Durante el siglo XX, la fotografía artística continuará explorando México como territorio y al mexicano como actor social nacido después de la Revolución. Vemos entonces cómo nace un Álvarez Bravo de la corriente Westoniana, para luego dar paso a la fotografía de Mariana Yampolsky y de Graciela Iturbide, que nos permitirán construir y reconstruir la identidad del mexicano.

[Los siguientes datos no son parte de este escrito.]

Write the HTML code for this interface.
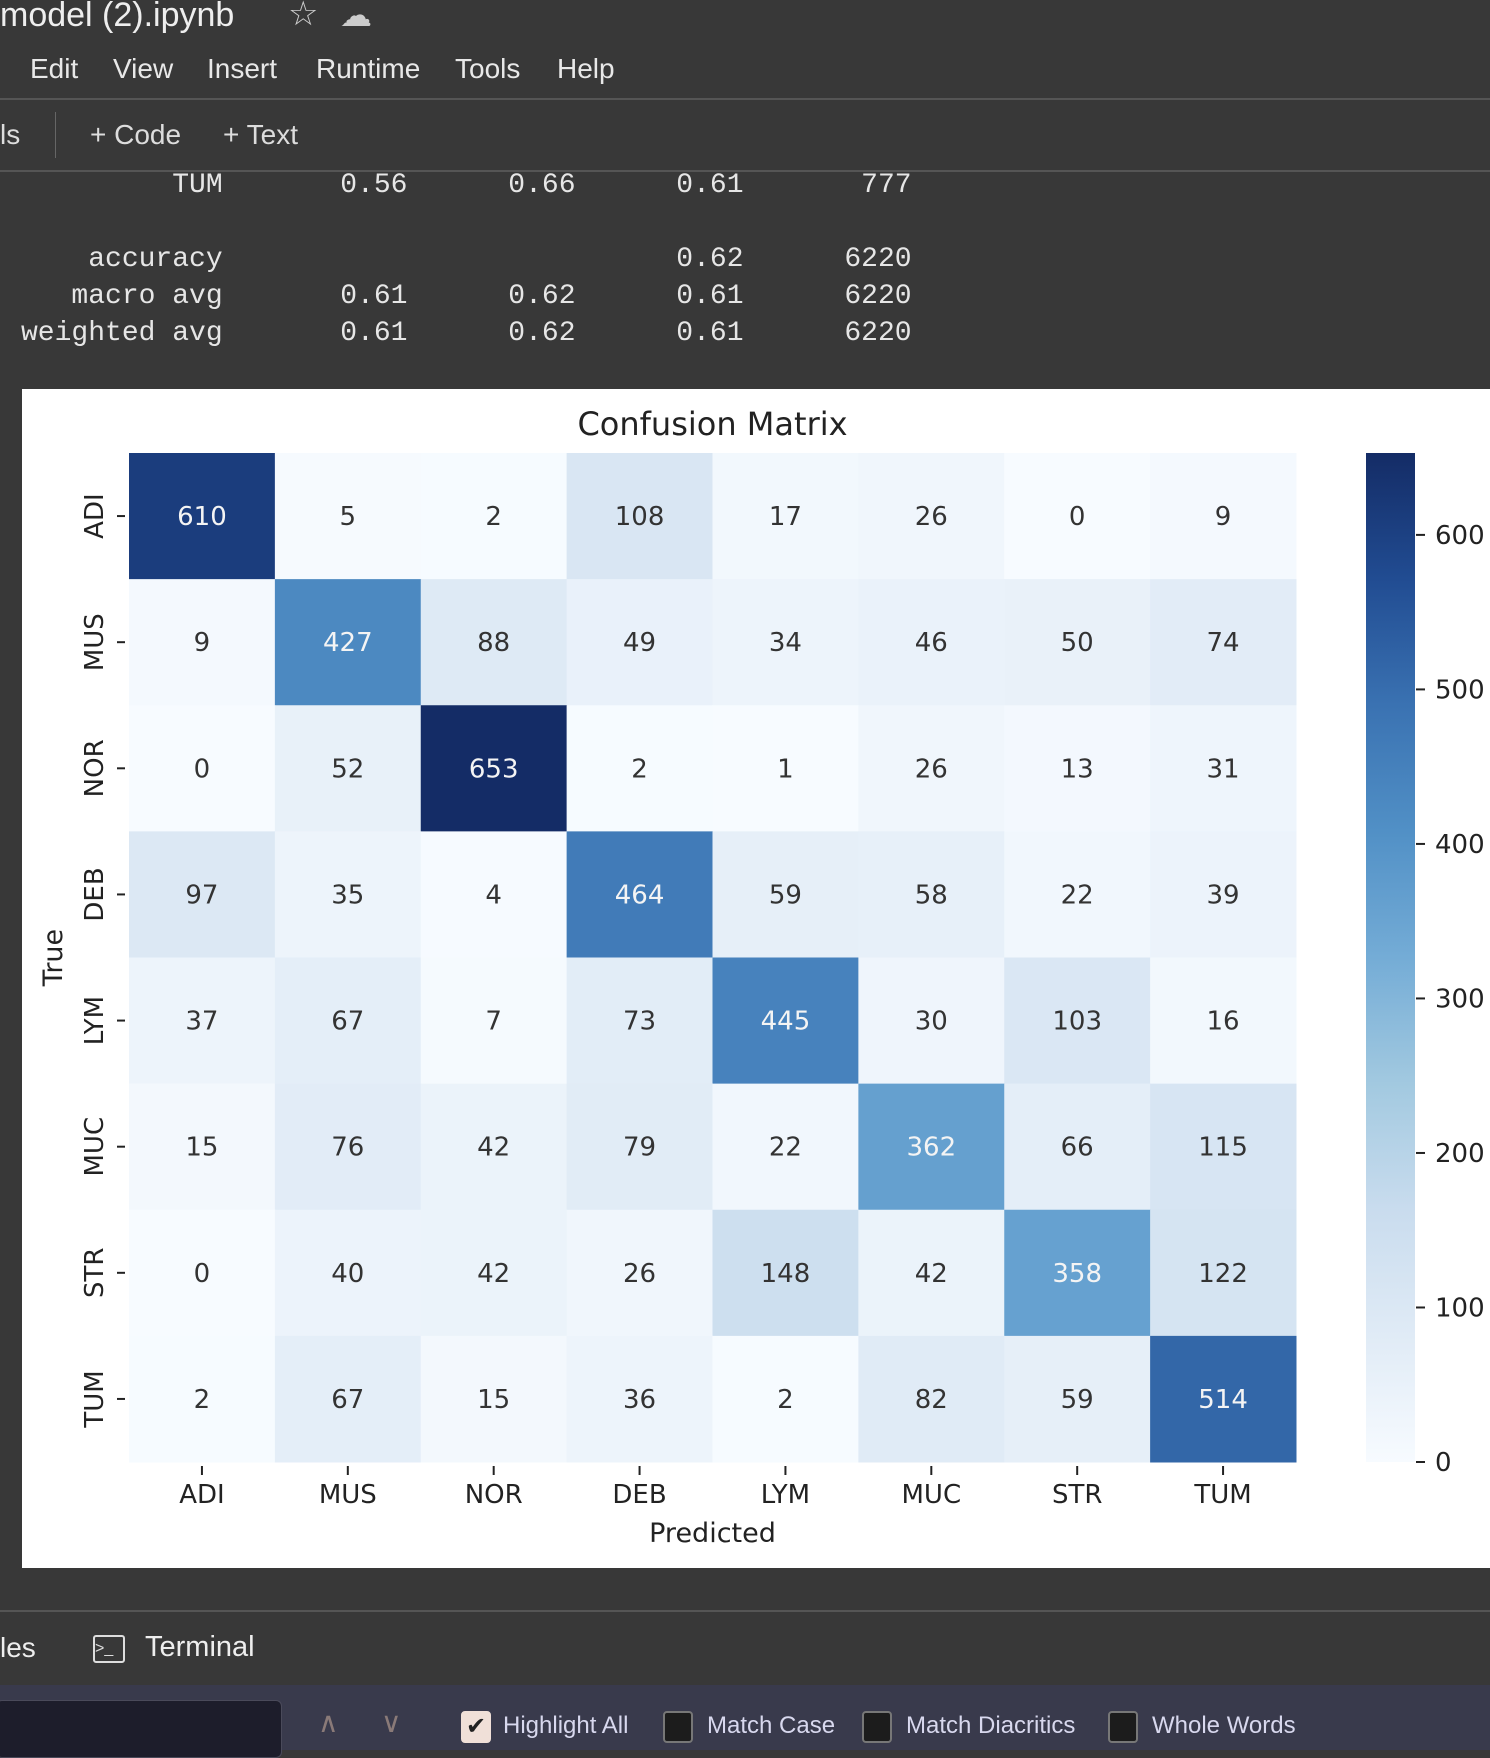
<!DOCTYPE html>
<html><head><meta charset="utf-8">
<style>
body{margin:0;width:1490px;height:1750px;background:#383838;overflow:hidden;position:relative;font-family:"Liberation Sans","DejaVu Sans",sans-serif;color:#e8e8e8}
.a{position:absolute;white-space:pre}
.menu{font-size:28px;top:53px}
pre{margin:0;position:absolute;left:21px;font-family:"Liberation Mono",monospace;font-size:28px;line-height:37px;color:#e6e6e6}
.cb{position:absolute;width:26px;height:28px;border:2px solid #777;border-radius:4px;background:#1c1c1c;top:1711px}
.fl{font-size:24px;top:1712px;color:#d8d8ee}
</style></head><body>
<div class="a" style="left:0;top:-4px;font-size:34px;color:#eee">model (2).ipynb</div>
<div class="a" style="left:288px;top:-6px;font-size:34px;color:#ccc">☆</div>
<div class="a" style="left:340px;top:-4px;font-size:32px;color:#ccc">☁</div>
<div class="a menu" style="left:30px">Edit</div>
<div class="a menu" style="left:113px">View</div>
<div class="a menu" style="left:207px">Insert</div>
<div class="a menu" style="left:316px">Runtime</div>
<div class="a menu" style="left:455px">Tools</div>
<div class="a menu" style="left:557px">Help</div>
<div class="a" style="left:0;top:98px;width:1490px;height:2px;background:#555"></div>
<div class="a" style="left:0;top:170px;width:1490px;height:2px;background:#555"></div>
<div class="a" style="left:55px;top:112px;width:1px;height:46px;background:#666"></div>
<div class="a" style="left:0;top:119px;font-size:28px;color:#ddd">ls</div>
<div class="a" style="left:90px;top:119px;font-size:28px;color:#ddd">+ Code</div>
<div class="a" style="left:223px;top:119px;font-size:28px;color:#ddd">+ Text</div>
<pre style="top:167px">         TUM       0.56      0.66      0.61       777

    accuracy                           0.62      6220
   macro avg       0.61      0.62      0.61      6220
weighted avg       0.61      0.62      0.61      6220</pre>
<div class="a" style="left:22px;top:389px;width:1468px;height:1179px;background:#fff"></div>
<svg id="chart" style="position:absolute;left:0;top:0" width="1490" height="1750" font-family="DejaVu Sans, sans-serif"></svg>
<div class="a" style="left:0;top:1610px;width:1490px;height:2px;background:#555"></div>
<div class="a" style="left:0;top:1632px;font-size:28px;color:#eee">les</div>
<div class="a" style="left:93px;top:1635px;width:28px;height:24px;border:2px solid #ddd;border-radius:3px;font-size:16px;line-height:24px;color:#ddd">&gt;_</div>
<div class="a" style="left:145px;top:1631px;font-size:29px;color:#eee">Terminal</div>
<div class="a" style="left:0;top:1685px;width:1490px;height:65px;background:#393a4c"></div>
<div class="a" style="left:-4px;top:1700px;width:284px;height:56px;background:#1d1d2b;border:1px solid #4a4a5a;border-radius:6px"></div>
<div class="a" style="left:318px;top:1706px;font-size:28px;color:#8a7a78">∧</div>
<div class="a" style="left:381px;top:1706px;font-size:28px;color:#8a7a78">∨</div>
<div class="cb" style="left:461px;background:#f0e0d8;border-color:#f0e0d8;color:#222;font-size:24px;text-align:center;line-height:28px">✔</div>
<div class="a fl" style="left:503px">Highlight All</div>
<div class="cb" style="left:663px"></div>
<div class="a fl" style="left:707px">Match Case</div>
<div class="cb" style="left:862px"></div>
<div class="a fl" style="left:906px">Match Diacritics</div>
<div class="cb" style="left:1108px"></div>
<div class="a fl" style="left:1152px">Whole Words</div>
<script>
const labels=["ADI","MUS","NOR","DEB","LYM","MUC","STR","TUM"];
const matrix=[
[610,5,2,108,17,26,0,9],
[9,427,88,49,34,46,50,74],
[0,52,653,2,1,26,13,31],
[97,35,4,464,59,58,22,39],
[37,67,7,73,445,30,103,16],
[15,76,42,79,22,362,66,115],
[0,40,42,26,148,42,358,122],
[2,67,15,36,2,82,59,514]];
const cbTicks=[0,100,200,300,400,500,600];
const vmax=653;
const X0=129,X1=1296,Y0=453,Y1=1462,CX0=1366,CX1=1415;
const cw=(X1-X0)/labels.length,ch=(Y1-Y0)/labels.length;
const xs=i=>X0+i*cw, ys=i=>Y0+i*ch, cy=v=>Y1-(v/vmax)*(Y1-Y0);
const stops=["#f7fbff","#e0ebf6","#c9dcee","#a2c9e0","#74acd6","#5190c6","#3a72b2","#214c92","#142c66"].map(h=>[1,3,5].map(k=>parseInt(h.substr(k,2),16)));
function blues(t){t=Math.max(0,Math.min(1,t));const p=t*8,i=Math.min(7,Math.floor(p)),f=p-i;return stops[i].map((c,k)=>Math.round(c+(stops[i+1][k]-c)*f));}
const svg=document.getElementById('chart');const NS="http://www.w3.org/2000/svg";
function mk(tag,at,txt){const e=document.createElementNS(NS,tag);for(const k in at)e.setAttribute(k,at[k]);if(txt!==undefined)e.textContent=txt;svg.appendChild(e);return e;}
let t=mk('text',{x:(X0+X1)/2,y:435,'text-anchor':'middle','font-size':32,fill:'#222'},'Confusion Matrix');


matrix.forEach((row,r)=>row.forEach((v,c)=>{
 const col=blues(v/vmax);
 const rc=mk('rect',{x:xs(c),y:ys(r),width:cw+0.5,height:ch+0.5,fill:`rgb(${col})`});
 
 
 const tx=mk('text',{x:xs(c)+cw/2,y:ys(r)+ch/2+9,'text-anchor':'middle','font-size':26,fill:(v/vmax)>0.5?'#f4f4f4':'#333333'},v);
 
 
}));
labels.forEach((l,i)=>{
 mk('line',{x1:xs(i)+cw/2,x2:xs(i)+cw/2,y1:Y1+4,y2:Y1+13,stroke:'#222','stroke-width':2});
 const xl=mk('text',{x:xs(i)+cw/2,y:1503,'text-anchor':'middle','font-size':26,fill:'#222'},l);
 
 
 const yc=ys(i)+ch/2;
 mk('line',{x1:X0-12,x2:X0-4,y1:yc,y2:yc,stroke:'#222','stroke-width':2});
 const yl=mk('text',{x:103,y:yc,'text-anchor':'middle','font-size':26,fill:'#222',transform:`rotate(-90 103 ${yc})`},l);
 
 
});
t=mk('text',{x:(X0+X1)/2,y:1542,'text-anchor':'middle','font-size':27,fill:'#222'},'Predicted');


t=mk('text',{x:62,y:(Y0+Y1)/2,'text-anchor':'middle','font-size':27,fill:'#222',transform:`rotate(-90 62 ${(Y0+Y1)/2})`},'True');


const defs=mk('defs',{});const g=document.createElementNS(NS,'linearGradient');g.setAttribute('id','cbg');g.setAttribute('x1','0');g.setAttribute('y1','1');g.setAttribute('x2','0');g.setAttribute('y2','0');defs.appendChild(g);
for(let k=0;k<=8;k++){const s=document.createElementNS(NS,'stop');s.setAttribute('offset',k/8);s.setAttribute('stop-color',`rgb(${stops[k]})`);g.appendChild(s);}
t=mk('rect',{x:CX0,y:Y0,width:CX1-CX0,height:Y1-Y0,fill:'url(#cbg)'});


cbTicks.forEach(v=>{
 mk('line',{x1:CX1+1,x2:CX1+10,y1:cy(v),y2:cy(v),stroke:'#222','stroke-width':2});
 const tl=mk('text',{x:CX1+20,y:cy(v)+9,'font-size':26,fill:'#222'},v);
 
 
});
</script>
</body></html>
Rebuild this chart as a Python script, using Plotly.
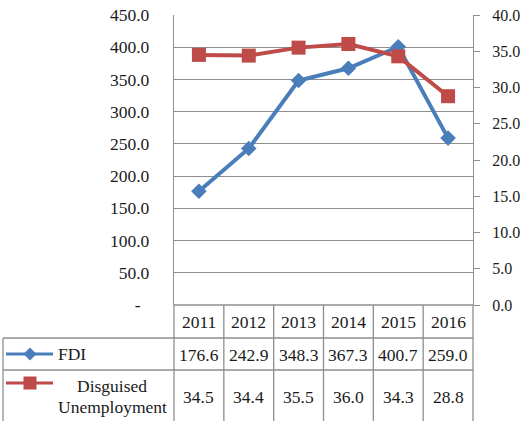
import plotly.graph_objects as go

years = ["2011", "2012", "2013", "2014", "2015", "2016"]
fdi = [176.6, 242.9, 348.3, 367.3, 400.7, 259.0]
disguised = [34.5, 34.4, 35.5, 36.0, 34.3, 28.8]
left_ticks = [0, 50, 100, 150, 200, 250, 300, 350, 400, 450]
right_ticks = [0, 5, 10, 15, 20, 25, 30, 35, 40]

W, H = 522, 421
BLUE = "#4A7EBB"
RED = "#BE4B48"
GRID = "#8E8E8E"
TXT = "#1a1a1a"
FONT = "Liberation Serif, Times New Roman, serif"
FS = 17.5

# plot domain (paper)
xd = [174 / W, 473 / W]
yd = [1 - 305 / H, 1 - 15 / H]

def py(px):
    return 1 - px / H

def px_x(px):
    return px / W

def cat_paper(v):
    # category position (-0.5..5.5) to paper x
    return xd[0] + (v + 0.5) / len(years) * (xd[1] - xd[0])

fig = go.Figure()
fig.add_trace(go.Scatter(
    x=list(range(len(years))), y=fdi, mode="lines+markers", name="FDI",
    line=dict(color=BLUE, width=4),
    marker=dict(symbol="diamond", size=12, color=BLUE),
    yaxis="y", cliponaxis=False))
fig.add_trace(go.Scatter(
    x=list(range(len(years))), y=disguised, mode="lines+markers",
    name="Disguised Unemployment",
    line=dict(color=RED, width=4),
    marker=dict(symbol="square", size=14, color=RED),
    yaxis="y2", cliponaxis=False))

shapes = []
ann = []
line_style = dict(color=GRID, width=1.3)

# table vertical lines
for i in range(len(years) + 1):
    xv = cat_paper(i - 0.5)
    shapes.append(dict(type="line", xref="paper", yref="paper",
                       x0=xv, x1=xv, y0=py(305), y1=py(425), line=line_style))
# left border of legend column
shapes.append(dict(type="line", xref="paper", yref="paper",
                   x0=px_x(3), x1=px_x(3), y0=py(338), y1=py(425), line=line_style))
# horizontal lines
shapes.append(dict(type="line", xref="paper", yref="paper",
                   x0=xd[0], x1=xd[1], y0=py(305), y1=py(305), line=line_style))
for yy in (338, 370):
    shapes.append(dict(type="line", xref="paper", yref="paper",
                       x0=px_x(3), x1=xd[1], y0=py(yy), y1=py(yy), line=line_style))

# legend keys
def key(yc, color, symbol):
    shapes.append(dict(type="line", xref="paper", yref="paper",
                       x0=px_x(6), x1=px_x(53), y0=py(yc), y1=py(yc),
                       line=dict(color=color, width=3)))
    cx, r = 30, 6.5
    if symbol == "diamond":
        path = f"M {px_x(cx-r)} {py(yc)} L {px_x(cx)} {py(yc-r)} L {px_x(cx+r)} {py(yc)} L {px_x(cx)} {py(yc+r)} Z"
    else:
        path = (f"M {px_x(cx-r)} {py(yc-r)} L {px_x(cx+r)} {py(yc-r)} "
                f"L {px_x(cx+r)} {py(yc+r)} L {px_x(cx-r)} {py(yc+r)} Z")
    shapes.append(dict(type="path", xref="paper", yref="paper", path=path,
                       fillcolor=color, line=dict(color=color, width=0)))

key(354, BLUE, "diamond")
key(383, RED, "square")

font = dict(family=FONT, size=FS, color=TXT)
ann.append(dict(x=px_x(56), y=py(354), xref="paper", yref="paper", text="FDI",
                showarrow=False, xanchor="left", yanchor="middle", font=font))
ann.append(dict(x=px_x(112), y=py(386), xref="paper", yref="paper", text="Disguised",
                showarrow=False, xanchor="center", yanchor="middle", font=font))
ann.append(dict(x=px_x(112), y=py(407), xref="paper", yref="paper", text="Unemployment",
                showarrow=False, xanchor="center", yanchor="middle", font=font))

for i, yr in enumerate(years):
    ann.append(dict(x=i, y=py(322), xref="x", yref="paper", text=yr, showarrow=False,
                    xanchor="center", yanchor="middle", font=font))
    ann.append(dict(x=i, y=py(355), xref="x", yref="paper", text=f"{fdi[i]:.1f}",
                    showarrow=False, xanchor="center", yanchor="middle", font=font))
    ann.append(dict(x=i, y=py(397), xref="x", yref="paper", text=f"{disguised[i]:.1f}",
                    showarrow=False, xanchor="center", yanchor="middle", font=font))

left_text = ["-\u00a0\u00a0" if v == 0 else f"{v:.1f}" for v in left_ticks]
right_text = [f"{v:.1f}" for v in right_ticks]
right_font = dict(family=FONT, size=16, color=TXT)

fig.update_layout(
    template="none",
    width=W, height=H, autosize=False,
    margin=dict(l=0, r=0, t=0, b=0, pad=0, autoexpand=False),
    paper_bgcolor="white", plot_bgcolor="white",
    showlegend=False,
    font=font,
    xaxis=dict(domain=xd, range=[-0.5, 5.5], showticklabels=False, showgrid=False,
               zeroline=False, showline=False, ticks="", fixedrange=True,
               automargin=False),
    yaxis=dict(domain=yd, range=[0, 450], tickvals=left_ticks, ticktext=left_text,
               showgrid=True, gridcolor=GRID, gridwidth=1.3, zeroline=False,
               showline=True, linecolor=GRID, linewidth=1.3, ticks="",
               ticklabelstandoff=20, tickfont=font, automargin=False,
               ticklabeloverflow="allow"),
    yaxis2=dict(overlaying="y", side="right", range=[0, 40], tickvals=right_ticks,
                ticktext=right_text, showgrid=False, zeroline=False,
                showline=True, linecolor=GRID, linewidth=1.3, ticks="outside",
                ticklen=6, tickcolor=GRID, tickwidth=1.3, ticklabelstandoff=9,
                tickfont=right_font, automargin=False, ticklabeloverflow="allow"),
    shapes=shapes,
    annotations=ann,
)

fig.write_html("out.html", config={"displayModeBar": False},
               post_script="document.body.style.margin='0';document.body.style.overflow='hidden';")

Hablando del trabajo de Eisenstein, Carlos Monsiváis mencionó que el objetivo principal del cineasta está en “[…]vindicar a un pueblo oprimido, recordándoles sus enormes atributos, la belleza incomparable de sus rostros, cuerpos, vestidos, tradiciones […]”.[4] No es extraño que la imagen que tenemos de nosotros como mexicanos y de nuestra nación esté constantemente vinculada a nuestro pasado prehispánico, a la visión costumbrista de un México de hermosos paisajes y a la evocación de la sangre indígena que corre por nuestras venas, y de la que comúnmente renegamos. Las tradiciones, la riqueza natural de un país tan vasto como México, la cultura de un pasado azteca, los elementos prehispánicos y lo indígena forman parte del imaginario colectivo del mexicano contemporáneo. En este contexto no es raro que siga existiendo una visión exótica y un tanto pintoresquista en el trabajo de algunos fotógrafos extranjeros. Y como ejemplo actual de ello está la serie Vecinos mexicanos del londinense Russell Monk. Será cuestión de observar cómo se ha ido reconstruyendo la identidad mexicana, cómo se hace uso de la fotografía como medio de resignificación de lo cultural y de lo nacional en nuestros tiempos, y preguntarnos si lo que seguimos mirando en la fotografía de tinte nacionalista es aquello que Monique Fong aprendió de México a través de las películas de Eisenstein o aquello que los fotógrafos del pasado capturaron desde hace dos siglos.



[1] Monique Fong, “Entre Octavio Paz y Marcel Duchamp”, Tierra Adentro núm., 189-190, pág. 71.

[2] José Antonio Rodríguez, “Hugo Brehme, la construcción de una imaginario nacionalista”, pág. 30.

[3] Ibid., pág. 40.

[4] Carlos Monsivais, Maravillas que son sombras que fueron. La fotografía en México, pág. 24.